* _The problem_
Transcribe every line from the top down to the line with "ax = fig.add_axes([0.213, 0.203, 0.758, 0.668])", both ends included, but not the pictures.

(begin)

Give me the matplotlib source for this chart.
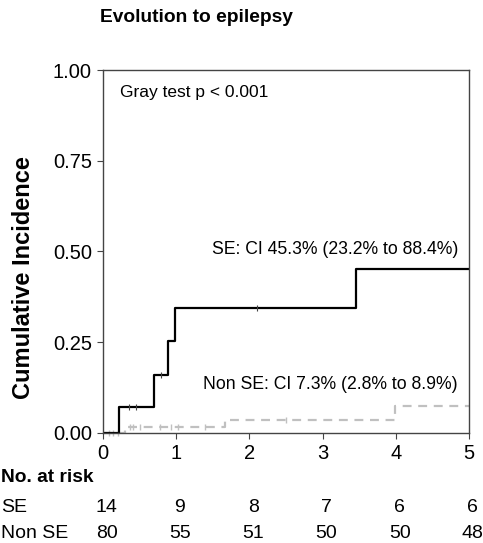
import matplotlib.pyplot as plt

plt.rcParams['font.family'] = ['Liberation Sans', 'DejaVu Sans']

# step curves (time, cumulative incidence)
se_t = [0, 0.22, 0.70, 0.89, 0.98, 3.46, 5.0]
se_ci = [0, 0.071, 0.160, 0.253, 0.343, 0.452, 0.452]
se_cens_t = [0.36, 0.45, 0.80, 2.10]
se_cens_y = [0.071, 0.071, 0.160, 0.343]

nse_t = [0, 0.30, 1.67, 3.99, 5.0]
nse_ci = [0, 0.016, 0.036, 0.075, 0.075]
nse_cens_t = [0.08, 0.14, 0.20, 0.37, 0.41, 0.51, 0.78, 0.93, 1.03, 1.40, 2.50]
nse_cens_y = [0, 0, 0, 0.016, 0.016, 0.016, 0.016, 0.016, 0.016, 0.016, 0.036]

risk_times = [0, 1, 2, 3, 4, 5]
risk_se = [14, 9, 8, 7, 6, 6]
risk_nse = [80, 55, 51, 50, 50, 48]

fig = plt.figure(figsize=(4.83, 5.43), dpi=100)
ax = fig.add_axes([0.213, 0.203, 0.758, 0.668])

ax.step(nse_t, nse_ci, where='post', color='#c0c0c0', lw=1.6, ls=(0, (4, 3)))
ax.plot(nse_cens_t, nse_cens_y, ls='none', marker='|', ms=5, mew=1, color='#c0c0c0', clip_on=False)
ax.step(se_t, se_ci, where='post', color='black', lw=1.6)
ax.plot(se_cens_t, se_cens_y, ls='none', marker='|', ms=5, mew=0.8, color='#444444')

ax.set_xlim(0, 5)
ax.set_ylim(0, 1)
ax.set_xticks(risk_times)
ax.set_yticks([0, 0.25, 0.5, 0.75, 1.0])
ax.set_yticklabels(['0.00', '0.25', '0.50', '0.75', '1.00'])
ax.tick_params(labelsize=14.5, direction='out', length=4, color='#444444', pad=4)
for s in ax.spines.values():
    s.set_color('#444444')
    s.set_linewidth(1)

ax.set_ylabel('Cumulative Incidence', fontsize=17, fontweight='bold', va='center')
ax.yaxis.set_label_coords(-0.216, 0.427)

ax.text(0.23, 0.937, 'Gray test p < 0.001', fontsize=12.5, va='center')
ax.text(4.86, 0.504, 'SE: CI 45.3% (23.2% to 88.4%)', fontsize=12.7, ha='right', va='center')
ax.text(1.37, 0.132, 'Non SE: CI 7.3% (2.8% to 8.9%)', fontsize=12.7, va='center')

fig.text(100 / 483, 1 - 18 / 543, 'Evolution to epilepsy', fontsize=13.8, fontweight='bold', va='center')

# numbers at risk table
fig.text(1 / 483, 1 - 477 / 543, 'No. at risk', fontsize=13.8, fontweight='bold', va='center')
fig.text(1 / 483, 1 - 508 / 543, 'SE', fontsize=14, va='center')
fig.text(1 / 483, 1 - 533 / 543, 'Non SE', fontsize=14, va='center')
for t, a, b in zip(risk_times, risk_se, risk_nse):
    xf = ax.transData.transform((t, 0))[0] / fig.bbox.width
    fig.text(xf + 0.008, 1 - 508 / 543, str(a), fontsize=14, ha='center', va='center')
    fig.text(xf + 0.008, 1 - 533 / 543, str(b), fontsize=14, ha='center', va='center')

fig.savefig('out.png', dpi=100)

(end)

* _Response_
Give me the matplotlib source for this chart.
import matplotlib.pyplot as plt

plt.rcParams['font.family'] = ['Liberation Sans', 'DejaVu Sans']

# step curves (time, cumulative incidence)
se_t = [0, 0.22, 0.70, 0.89, 0.98, 3.46, 5.0]
se_ci = [0, 0.071, 0.160, 0.253, 0.343, 0.452, 0.452]
se_cens_t = [0.36, 0.45, 0.80, 2.10]
se_cens_y = [0.071, 0.071, 0.160, 0.343]

nse_t = [0, 0.30, 1.67, 3.99, 5.0]
nse_ci = [0, 0.016, 0.036, 0.075, 0.075]
nse_cens_t = [0.08, 0.14, 0.20, 0.37, 0.41, 0.51, 0.78, 0.93, 1.03, 1.40, 2.50]
nse_cens_y = [0, 0, 0, 0.016, 0.016, 0.016, 0.016, 0.016, 0.016, 0.016, 0.036]

risk_times = [0, 1, 2, 3, 4, 5]
risk_se = [14, 9, 8, 7, 6, 6]
risk_nse = [80, 55, 51, 50, 50, 48]

fig = plt.figure(figsize=(4.83, 5.43), dpi=100)
ax = fig.add_axes([0.213, 0.203, 0.758, 0.668])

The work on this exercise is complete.